▶ [REQUEST]:
Nothing outside the lines from the one containing "Rebuild this chart" down to the one containing "23.68, 24.17, 24.8];" belongs in the copy; print that span exactly, both ends included, with pictures removed.

▶ [SUPPLIED MATERIAL]:
· · · · ·

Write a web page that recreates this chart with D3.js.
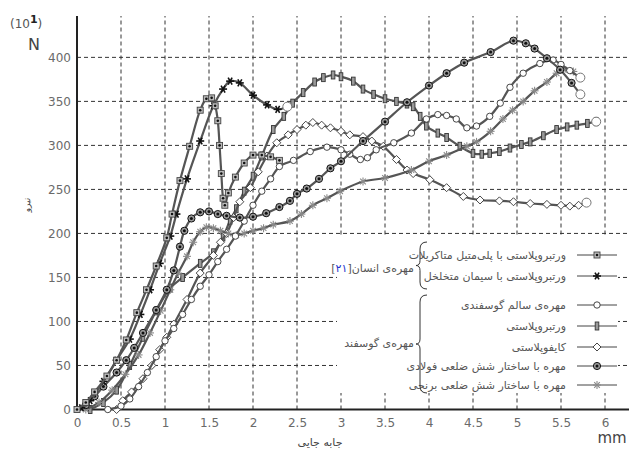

· · · · ·

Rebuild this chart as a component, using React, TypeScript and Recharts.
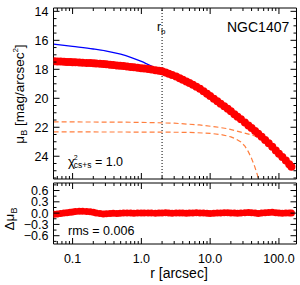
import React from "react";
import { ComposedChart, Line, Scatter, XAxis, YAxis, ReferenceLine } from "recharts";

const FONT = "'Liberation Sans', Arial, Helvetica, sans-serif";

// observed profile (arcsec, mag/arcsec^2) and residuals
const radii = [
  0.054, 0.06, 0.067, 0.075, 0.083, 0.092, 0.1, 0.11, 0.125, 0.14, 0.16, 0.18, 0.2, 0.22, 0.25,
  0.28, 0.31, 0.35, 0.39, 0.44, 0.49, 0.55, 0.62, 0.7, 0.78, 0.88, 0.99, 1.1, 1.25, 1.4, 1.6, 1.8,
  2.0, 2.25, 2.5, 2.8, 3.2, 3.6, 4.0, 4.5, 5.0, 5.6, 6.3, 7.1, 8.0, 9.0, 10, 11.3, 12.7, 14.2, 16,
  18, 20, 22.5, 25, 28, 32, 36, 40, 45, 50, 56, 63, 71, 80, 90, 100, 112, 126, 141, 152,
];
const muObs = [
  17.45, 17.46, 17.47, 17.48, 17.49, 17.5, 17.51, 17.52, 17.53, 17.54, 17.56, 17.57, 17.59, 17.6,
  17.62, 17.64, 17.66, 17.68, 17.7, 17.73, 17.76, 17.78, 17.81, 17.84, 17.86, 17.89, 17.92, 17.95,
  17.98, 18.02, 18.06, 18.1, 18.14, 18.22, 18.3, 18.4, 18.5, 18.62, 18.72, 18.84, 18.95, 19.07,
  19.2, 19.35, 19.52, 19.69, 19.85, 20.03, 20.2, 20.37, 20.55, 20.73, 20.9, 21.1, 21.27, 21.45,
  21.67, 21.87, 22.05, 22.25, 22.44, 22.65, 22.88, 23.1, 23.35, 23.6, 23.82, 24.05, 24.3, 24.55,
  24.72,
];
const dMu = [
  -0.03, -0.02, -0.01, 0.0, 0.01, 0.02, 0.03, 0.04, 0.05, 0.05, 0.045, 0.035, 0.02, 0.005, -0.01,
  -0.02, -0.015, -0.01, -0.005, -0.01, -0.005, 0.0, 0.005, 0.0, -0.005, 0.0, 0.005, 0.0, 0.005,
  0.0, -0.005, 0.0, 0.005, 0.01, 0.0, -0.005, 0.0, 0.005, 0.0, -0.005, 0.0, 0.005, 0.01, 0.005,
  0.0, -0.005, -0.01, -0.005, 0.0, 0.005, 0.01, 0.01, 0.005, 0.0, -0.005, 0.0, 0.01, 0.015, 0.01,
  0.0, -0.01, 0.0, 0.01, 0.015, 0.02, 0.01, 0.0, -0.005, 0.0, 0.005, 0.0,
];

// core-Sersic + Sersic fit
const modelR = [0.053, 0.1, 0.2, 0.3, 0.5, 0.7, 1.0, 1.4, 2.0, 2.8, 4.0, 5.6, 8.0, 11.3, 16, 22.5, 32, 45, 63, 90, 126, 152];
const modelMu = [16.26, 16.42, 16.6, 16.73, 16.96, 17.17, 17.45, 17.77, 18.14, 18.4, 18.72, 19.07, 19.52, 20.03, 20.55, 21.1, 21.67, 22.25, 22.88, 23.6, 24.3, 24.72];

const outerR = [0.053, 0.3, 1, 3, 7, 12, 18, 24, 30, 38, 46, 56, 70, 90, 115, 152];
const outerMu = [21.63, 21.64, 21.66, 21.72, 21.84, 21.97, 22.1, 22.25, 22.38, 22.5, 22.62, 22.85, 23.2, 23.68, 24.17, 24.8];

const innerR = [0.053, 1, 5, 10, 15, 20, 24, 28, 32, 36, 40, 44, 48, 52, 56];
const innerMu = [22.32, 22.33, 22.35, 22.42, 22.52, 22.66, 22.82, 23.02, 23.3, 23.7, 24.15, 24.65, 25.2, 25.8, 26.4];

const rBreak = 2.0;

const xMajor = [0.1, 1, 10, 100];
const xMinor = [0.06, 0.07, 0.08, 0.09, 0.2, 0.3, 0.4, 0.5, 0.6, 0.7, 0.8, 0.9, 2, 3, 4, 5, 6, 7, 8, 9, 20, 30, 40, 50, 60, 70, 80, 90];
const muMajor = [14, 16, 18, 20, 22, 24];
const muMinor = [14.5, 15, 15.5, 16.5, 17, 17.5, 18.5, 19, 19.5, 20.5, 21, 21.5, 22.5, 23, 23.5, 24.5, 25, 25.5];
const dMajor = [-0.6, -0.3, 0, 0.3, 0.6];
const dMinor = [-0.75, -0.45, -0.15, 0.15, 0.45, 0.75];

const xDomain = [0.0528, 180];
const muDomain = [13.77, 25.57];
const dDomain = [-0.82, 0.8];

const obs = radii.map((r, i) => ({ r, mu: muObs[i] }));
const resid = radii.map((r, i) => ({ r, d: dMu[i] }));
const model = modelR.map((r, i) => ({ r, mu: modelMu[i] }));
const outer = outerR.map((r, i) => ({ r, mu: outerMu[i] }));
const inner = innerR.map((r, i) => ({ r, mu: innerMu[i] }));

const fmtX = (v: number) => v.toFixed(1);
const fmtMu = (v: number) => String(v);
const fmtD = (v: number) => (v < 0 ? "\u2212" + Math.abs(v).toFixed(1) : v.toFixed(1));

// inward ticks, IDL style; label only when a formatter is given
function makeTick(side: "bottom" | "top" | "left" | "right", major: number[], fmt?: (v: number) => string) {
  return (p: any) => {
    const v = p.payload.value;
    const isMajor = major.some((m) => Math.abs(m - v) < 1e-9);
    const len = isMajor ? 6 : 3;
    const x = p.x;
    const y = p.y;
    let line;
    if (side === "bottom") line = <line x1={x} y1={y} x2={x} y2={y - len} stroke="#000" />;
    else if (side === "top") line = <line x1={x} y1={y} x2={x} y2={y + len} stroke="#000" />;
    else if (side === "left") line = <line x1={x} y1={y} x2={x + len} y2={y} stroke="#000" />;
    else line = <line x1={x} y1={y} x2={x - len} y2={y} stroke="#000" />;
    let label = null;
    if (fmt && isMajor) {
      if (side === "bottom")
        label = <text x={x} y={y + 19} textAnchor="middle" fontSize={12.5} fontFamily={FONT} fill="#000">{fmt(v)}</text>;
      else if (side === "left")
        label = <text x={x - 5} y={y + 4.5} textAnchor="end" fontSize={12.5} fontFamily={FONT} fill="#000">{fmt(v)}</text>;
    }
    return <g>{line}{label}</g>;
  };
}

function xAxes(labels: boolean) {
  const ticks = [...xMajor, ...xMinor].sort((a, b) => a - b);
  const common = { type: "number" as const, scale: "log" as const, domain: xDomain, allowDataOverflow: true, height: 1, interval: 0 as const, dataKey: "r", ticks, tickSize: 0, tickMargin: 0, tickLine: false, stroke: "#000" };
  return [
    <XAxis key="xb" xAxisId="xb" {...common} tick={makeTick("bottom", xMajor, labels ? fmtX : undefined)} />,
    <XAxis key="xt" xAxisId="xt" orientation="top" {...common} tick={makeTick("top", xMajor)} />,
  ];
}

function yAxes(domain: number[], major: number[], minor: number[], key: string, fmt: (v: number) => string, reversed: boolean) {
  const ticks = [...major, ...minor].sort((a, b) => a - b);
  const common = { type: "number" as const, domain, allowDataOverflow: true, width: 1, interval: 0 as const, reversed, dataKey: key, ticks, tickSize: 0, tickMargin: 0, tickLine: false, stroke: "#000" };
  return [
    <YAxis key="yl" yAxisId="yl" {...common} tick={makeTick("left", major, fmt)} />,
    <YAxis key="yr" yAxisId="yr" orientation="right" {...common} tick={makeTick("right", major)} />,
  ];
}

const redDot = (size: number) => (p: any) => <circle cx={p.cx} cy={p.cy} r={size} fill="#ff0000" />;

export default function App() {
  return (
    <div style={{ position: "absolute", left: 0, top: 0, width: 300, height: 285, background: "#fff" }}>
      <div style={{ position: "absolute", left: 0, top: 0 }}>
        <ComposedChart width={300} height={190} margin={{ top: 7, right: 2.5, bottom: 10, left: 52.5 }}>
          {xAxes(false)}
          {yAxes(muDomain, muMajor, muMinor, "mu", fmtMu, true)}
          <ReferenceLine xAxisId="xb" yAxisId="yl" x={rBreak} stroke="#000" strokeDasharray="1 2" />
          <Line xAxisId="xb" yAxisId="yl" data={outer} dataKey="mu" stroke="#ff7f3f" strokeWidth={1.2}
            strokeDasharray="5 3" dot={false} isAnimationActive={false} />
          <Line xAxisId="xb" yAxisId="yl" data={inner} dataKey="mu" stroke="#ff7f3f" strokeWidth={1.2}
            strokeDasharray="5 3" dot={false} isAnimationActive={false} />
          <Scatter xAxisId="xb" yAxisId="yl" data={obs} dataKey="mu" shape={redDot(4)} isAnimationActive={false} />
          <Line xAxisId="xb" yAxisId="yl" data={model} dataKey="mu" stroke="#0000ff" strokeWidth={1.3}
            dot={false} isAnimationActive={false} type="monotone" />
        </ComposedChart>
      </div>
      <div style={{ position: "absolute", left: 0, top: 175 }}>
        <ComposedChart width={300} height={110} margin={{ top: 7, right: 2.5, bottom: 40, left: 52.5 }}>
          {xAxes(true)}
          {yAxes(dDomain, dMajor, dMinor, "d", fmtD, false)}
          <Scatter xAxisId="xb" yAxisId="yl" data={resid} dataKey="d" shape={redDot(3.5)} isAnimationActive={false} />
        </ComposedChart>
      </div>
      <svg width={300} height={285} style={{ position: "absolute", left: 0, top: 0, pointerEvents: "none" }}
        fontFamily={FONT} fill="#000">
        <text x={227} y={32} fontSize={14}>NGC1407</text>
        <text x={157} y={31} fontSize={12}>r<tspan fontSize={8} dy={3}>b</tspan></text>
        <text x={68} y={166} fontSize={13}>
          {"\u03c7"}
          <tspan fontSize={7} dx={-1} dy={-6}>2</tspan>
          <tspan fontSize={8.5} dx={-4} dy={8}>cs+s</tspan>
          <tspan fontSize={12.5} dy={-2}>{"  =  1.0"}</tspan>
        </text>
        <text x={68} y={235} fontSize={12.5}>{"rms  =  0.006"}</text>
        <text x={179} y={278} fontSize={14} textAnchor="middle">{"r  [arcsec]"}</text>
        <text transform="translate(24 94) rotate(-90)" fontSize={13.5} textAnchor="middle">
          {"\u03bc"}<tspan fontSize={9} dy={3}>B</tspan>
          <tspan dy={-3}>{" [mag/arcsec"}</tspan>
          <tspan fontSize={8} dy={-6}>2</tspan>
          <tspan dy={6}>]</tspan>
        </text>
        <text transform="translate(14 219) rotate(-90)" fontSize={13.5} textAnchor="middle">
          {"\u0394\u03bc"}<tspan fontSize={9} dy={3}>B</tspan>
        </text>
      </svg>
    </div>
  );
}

· · · · ·

▶ [THE RESULT]:
Rebuild this chart as a component, using React, TypeScript and Recharts.
import React from "react";
import { ComposedChart, Line, Scatter, XAxis, YAxis, ReferenceLine } from "recharts";

const FONT = "'Liberation Sans', Arial, Helvetica, sans-serif";

// observed profile (arcsec, mag/arcsec^2) and residuals
const radii = [
  0.054, 0.06, 0.067, 0.075, 0.083, 0.092, 0.1, 0.11, 0.125, 0.14, 0.16, 0.18, 0.2, 0.22, 0.25,
  0.28, 0.31, 0.35, 0.39, 0.44, 0.49, 0.55, 0.62, 0.7, 0.78, 0.88, 0.99, 1.1, 1.25, 1.4, 1.6, 1.8,
  2.0, 2.25, 2.5, 2.8, 3.2, 3.6, 4.0, 4.5, 5.0, 5.6, 6.3, 7.1, 8.0, 9.0, 10, 11.3, 12.7, 14.2, 16,
  18, 20, 22.5, 25, 28, 32, 36, 40, 45, 50, 56, 63, 71, 80, 90, 100, 112, 126, 141, 152,
];
const muObs = [
  17.45, 17.46, 17.47, 17.48, 17.49, 17.5, 17.51, 17.52, 17.53, 17.54, 17.56, 17.57, 17.59, 17.6,
  17.62, 17.64, 17.66, 17.68, 17.7, 17.73, 17.76, 17.78, 17.81, 17.84, 17.86, 17.89, 17.92, 17.95,
  17.98, 18.02, 18.06, 18.1, 18.14, 18.22, 18.3, 18.4, 18.5, 18.62, 18.72, 18.84, 18.95, 19.07,
  19.2, 19.35, 19.52, 19.69, 19.85, 20.03, 20.2, 20.37, 20.55, 20.73, 20.9, 21.1, 21.27, 21.45,
  21.67, 21.87, 22.05, 22.25, 22.44, 22.65, 22.88, 23.1, 23.35, 23.6, 23.82, 24.05, 24.3, 24.55,
  24.72,
];
const dMu = [
  -0.03, -0.02, -0.01, 0.0, 0.01, 0.02, 0.03, 0.04, 0.05, 0.05, 0.045, 0.035, 0.02, 0.005, -0.01,
  -0.02, -0.015, -0.01, -0.005, -0.01, -0.005, 0.0, 0.005, 0.0, -0.005, 0.0, 0.005, 0.0, 0.005,
  0.0, -0.005, 0.0, 0.005, 0.01, 0.0, -0.005, 0.0, 0.005, 0.0, -0.005, 0.0, 0.005, 0.01, 0.005,
  0.0, -0.005, -0.01, -0.005, 0.0, 0.005, 0.01, 0.01, 0.005, 0.0, -0.005, 0.0, 0.01, 0.015, 0.01,
  0.0, -0.01, 0.0, 0.01, 0.015, 0.02, 0.01, 0.0, -0.005, 0.0, 0.005, 0.0,
];

// core-Sersic + Sersic fit
const modelR = [0.053, 0.1, 0.2, 0.3, 0.5, 0.7, 1.0, 1.4, 2.0, 2.8, 4.0, 5.6, 8.0, 11.3, 16, 22.5, 32, 45, 63, 90, 126, 152];
const modelMu = [16.26, 16.42, 16.6, 16.73, 16.96, 17.17, 17.45, 17.77, 18.14, 18.4, 18.72, 19.07, 19.52, 20.03, 20.55, 21.1, 21.67, 22.25, 22.88, 23.6, 24.3, 24.72];

const outerR = [0.053, 0.3, 1, 3, 7, 12, 18, 24, 30, 38, 46, 56, 70, 90, 115, 152];
const outerMu = [21.63, 21.64, 21.66, 21.72, 21.84, 21.97, 22.1, 22.25, 22.38, 22.5, 22.62, 22.85, 23.2, 23.68, 24.17, 24.8];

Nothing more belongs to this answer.